■ INSTRUCTIONS TO FOLLOW:
Reproduce the listing below without changes, except that pictures are left out.

START

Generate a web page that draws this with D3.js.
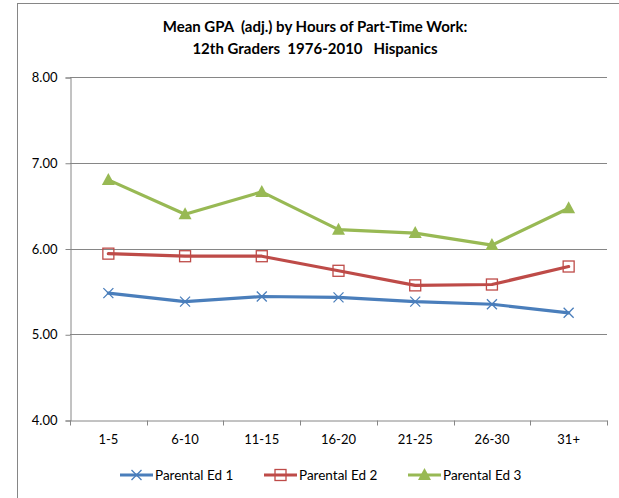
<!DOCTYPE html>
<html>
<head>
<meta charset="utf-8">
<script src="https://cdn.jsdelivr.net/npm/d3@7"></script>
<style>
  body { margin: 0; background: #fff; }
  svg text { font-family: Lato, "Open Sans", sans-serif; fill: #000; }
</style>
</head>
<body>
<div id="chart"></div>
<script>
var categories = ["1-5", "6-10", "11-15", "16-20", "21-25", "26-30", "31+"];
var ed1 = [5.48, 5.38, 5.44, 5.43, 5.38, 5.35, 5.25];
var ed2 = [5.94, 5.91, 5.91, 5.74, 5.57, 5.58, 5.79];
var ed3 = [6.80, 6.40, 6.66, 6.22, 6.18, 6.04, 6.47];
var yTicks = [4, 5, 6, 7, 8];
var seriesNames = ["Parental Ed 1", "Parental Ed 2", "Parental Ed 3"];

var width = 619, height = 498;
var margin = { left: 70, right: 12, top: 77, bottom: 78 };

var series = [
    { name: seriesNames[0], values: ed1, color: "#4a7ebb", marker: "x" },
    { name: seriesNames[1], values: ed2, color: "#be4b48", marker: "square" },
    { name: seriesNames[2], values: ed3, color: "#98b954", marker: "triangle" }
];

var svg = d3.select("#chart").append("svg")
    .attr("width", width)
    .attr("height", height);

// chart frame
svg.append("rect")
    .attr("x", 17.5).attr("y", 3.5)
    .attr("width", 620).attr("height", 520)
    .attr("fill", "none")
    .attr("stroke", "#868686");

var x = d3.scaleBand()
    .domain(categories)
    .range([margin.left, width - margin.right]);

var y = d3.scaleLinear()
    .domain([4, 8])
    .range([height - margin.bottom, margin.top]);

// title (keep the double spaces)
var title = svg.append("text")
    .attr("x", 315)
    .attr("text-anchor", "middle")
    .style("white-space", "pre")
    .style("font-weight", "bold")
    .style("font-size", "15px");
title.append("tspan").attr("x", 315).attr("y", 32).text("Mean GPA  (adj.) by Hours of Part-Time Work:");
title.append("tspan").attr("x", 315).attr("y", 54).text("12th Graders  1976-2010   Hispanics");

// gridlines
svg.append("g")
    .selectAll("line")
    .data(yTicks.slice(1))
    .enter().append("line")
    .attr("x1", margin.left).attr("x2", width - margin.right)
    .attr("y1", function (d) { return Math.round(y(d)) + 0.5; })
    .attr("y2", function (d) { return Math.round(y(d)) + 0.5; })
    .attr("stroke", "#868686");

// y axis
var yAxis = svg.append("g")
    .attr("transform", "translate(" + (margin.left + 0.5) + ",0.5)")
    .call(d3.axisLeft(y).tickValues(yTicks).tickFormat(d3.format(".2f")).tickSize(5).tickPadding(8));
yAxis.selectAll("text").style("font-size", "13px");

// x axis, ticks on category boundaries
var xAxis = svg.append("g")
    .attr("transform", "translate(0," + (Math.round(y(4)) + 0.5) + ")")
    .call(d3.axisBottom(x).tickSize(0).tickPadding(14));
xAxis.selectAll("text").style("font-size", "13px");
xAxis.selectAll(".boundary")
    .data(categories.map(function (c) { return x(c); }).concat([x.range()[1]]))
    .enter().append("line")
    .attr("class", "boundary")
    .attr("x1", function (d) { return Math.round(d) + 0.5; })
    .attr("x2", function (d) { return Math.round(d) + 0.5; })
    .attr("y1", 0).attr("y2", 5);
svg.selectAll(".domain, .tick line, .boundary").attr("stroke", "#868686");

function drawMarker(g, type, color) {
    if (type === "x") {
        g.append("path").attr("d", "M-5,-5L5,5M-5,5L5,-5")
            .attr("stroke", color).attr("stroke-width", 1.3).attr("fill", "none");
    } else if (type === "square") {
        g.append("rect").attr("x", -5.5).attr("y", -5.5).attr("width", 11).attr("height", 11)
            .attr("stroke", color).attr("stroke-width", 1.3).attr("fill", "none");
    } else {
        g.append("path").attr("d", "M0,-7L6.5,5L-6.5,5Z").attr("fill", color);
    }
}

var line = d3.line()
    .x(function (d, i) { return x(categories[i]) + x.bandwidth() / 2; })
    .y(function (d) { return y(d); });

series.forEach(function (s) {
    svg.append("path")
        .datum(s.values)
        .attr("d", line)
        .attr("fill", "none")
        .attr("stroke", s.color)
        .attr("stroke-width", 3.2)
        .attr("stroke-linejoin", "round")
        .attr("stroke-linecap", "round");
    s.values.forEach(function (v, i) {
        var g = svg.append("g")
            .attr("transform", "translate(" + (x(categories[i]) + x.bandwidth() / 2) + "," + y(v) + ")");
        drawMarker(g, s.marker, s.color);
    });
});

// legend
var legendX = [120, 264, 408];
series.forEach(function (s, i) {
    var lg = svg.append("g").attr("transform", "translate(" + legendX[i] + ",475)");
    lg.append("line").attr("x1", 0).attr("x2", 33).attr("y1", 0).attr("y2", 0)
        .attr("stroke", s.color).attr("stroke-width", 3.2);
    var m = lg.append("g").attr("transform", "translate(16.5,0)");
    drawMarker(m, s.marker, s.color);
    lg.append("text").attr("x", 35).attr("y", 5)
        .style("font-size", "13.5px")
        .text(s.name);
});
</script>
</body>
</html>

END

■ FINISHED TASK:
Generate a web page that draws this with D3.js.
<!DOCTYPE html>
<html>
<head>
<meta charset="utf-8">
<script src="https://cdn.jsdelivr.net/npm/d3@7"></script>
<style>
  body { margin: 0; background: #fff; }
  svg text { font-family: Lato, "Open Sans", sans-serif; fill: #000; }
</style>
</head>
<body>
<div id="chart"></div>
<script>
var categories = ["1-5", "6-10", "11-15", "16-20", "21-25", "26-30", "31+"];
var ed1 = [5.48, 5.38, 5.44, 5.43, 5.38, 5.35, 5.25];
var ed2 = [5.94, 5.91, 5.91, 5.74, 5.57, 5.58, 5.79];
var ed3 = [6.80, 6.40, 6.66, 6.22, 6.18, 6.04, 6.47];
var yTicks = [4, 5, 6, 7, 8];
var seriesNames = ["Parental Ed 1", "Parental Ed 2", "Parental Ed 3"];

var width = 619, height = 498;
var margin = { left: 70, right: 12, top: 77, bottom: 78 };

var series = [
    { name: seriesNames[0], values: ed1, color: "#4a7ebb", marker: "x" },
    { name: seriesNames[1], values: ed2, color: "#be4b48", marker: "square" },
    { name: seriesNames[2], values: ed3, color: "#98b954", marker: "triangle" }
];

var svg = d3.select("#chart").append("svg")
    .attr("width", width)
    .attr("height", height);

// chart frame
svg.append("rect")
    .attr("x", 17.5).attr("y", 3.5)
    .attr("width", 620).attr("height", 520)
    .attr("fill", "none")
    .attr("stroke", "#868686");

var x = d3.scaleBand()
    .domain(categories)
    .range([margin.left, width - margin.right]);

var y = d3.scaleLinear()
    .domain([4, 8])
    .range([height - margin.bottom, margin.top]);

// title (keep the double spaces)
var title = svg.append("text")
    .attr("x", 315)
    .attr("text-anchor", "middle")
    .style("white-space", "pre")
    .style("font-weight", "bold")
    .style("font-size", "15px");
title.append("tspan").attr("x", 315).attr("y", 32).text("Mean GPA  (adj.) by Hours of Part-Time Work:");
title.append("tspan").attr("x", 315).attr("y", 54).text("12th Graders  1976-2010   Hispanics");

// gridlines
svg.append("g")
    .selectAll("line")
    .data(yTicks.slice(1))
    .enter().append("line")
    .attr("x1", margin.left).attr("x2", width - margin.right)
    .attr("y1", function (d) { return Math.round(y(d)) + 0.5; })
    .attr("y2", function (d) { return Math.round(y(d)) + 0.5; })
    .attr("stroke", "#868686");

// y axis
var yAxis = svg.append("g")
    .attr("transform", "translate(" + (margin.left + 0.5) + ",0.5)")
    .call(d3.axisLeft(y).tickValues(yTicks).tickFormat(d3.format(".2f")).tickSize(5).tickPadding(8));
yAxis.selectAll("text").style("font-size", "13px");

// x axis, ticks on category boundaries
var xAxis = svg.append("g")
    .attr("transform", "translate(0," + (Math.round(y(4)) + 0.5) + ")")
    .call(d3.axisBottom(x).tickSize(0).tickPadding(14));
xAxis.selectAll("text").style("font-size", "13px");
xAxis.selectAll(".boundary")
    .data(categories.map(function (c) { return x(c); }).concat([x.range()[1]]))
    .enter().append("line")
    .attr("class", "boundary")
    .attr("x1", function (d) { return Math.round(d) + 0.5; })
    .attr("x2", function (d) { return Math.round(d) + 0.5; })
    .attr("y1", 0).attr("y2", 5);
svg.selectAll(".domain, .tick line, .boundary").attr("stroke", "#868686");

function drawMarker(g, type, color) {
    if (type === "x") {
        g.append("path").attr("d", "M-5,-5L5,5M-5,5L5,-5")
            .attr("stroke", color).attr("stroke-width", 1.3).attr("fill", "none");
    } else if (type === "square") {
        g.append("rect").attr("x", -5.5).attr("y", -5.5).attr("width", 11).attr("height", 11)
            .attr("stroke", color).attr("stroke-width", 1.3).attr("fill", "none");
    } else {
        g.append("path").attr("d", "M0,-7L6.5,5L-6.5,5Z").attr("fill", color);
    }
}

var line = d3.line()
    .x(function (d, i) { return x(categories[i]) + x.bandwidth() / 2; })
    .y(function (d) { return y(d); });

series.forEach(function (s) {
    svg.append("path")
        .datum(s.values)
        .attr("d", line)
        .attr("fill", "none")
        .attr("stroke", s.color)
        .attr("stroke-width", 3.2)
        .attr("stroke-linejoin", "round")
        .attr("stroke-linecap", "round");
    s.values.forEach(function (v, i) {
        var g = svg.append("g")
            .attr("transform", "translate(" + (x(categories[i]) + x.bandwidth() / 2) + "," + y(v) + ")");
        drawMarker(g, s.marker, s.color);
    });
});

// legend
var legendX = [120, 264, 408];
series.forEach(function (s, i) {
    var lg = svg.append("g").attr("transform", "translate(" + legendX[i] + ",475)");
    lg.append("line").attr("x1", 0).attr("x2", 33).attr("y1", 0).attr("y2", 0)
        .attr("stroke", s.color).attr("stroke-width", 3.2);
    var m = lg.append("g").attr("transform", "translate(16.5,0)");
    drawMarker(m, s.marker, s.color);
    lg.append("text").attr("x", 35).attr("y", 5)
        .style("font-size", "13.5px")
        .text(s.name);
});
</script>
</body>
</html>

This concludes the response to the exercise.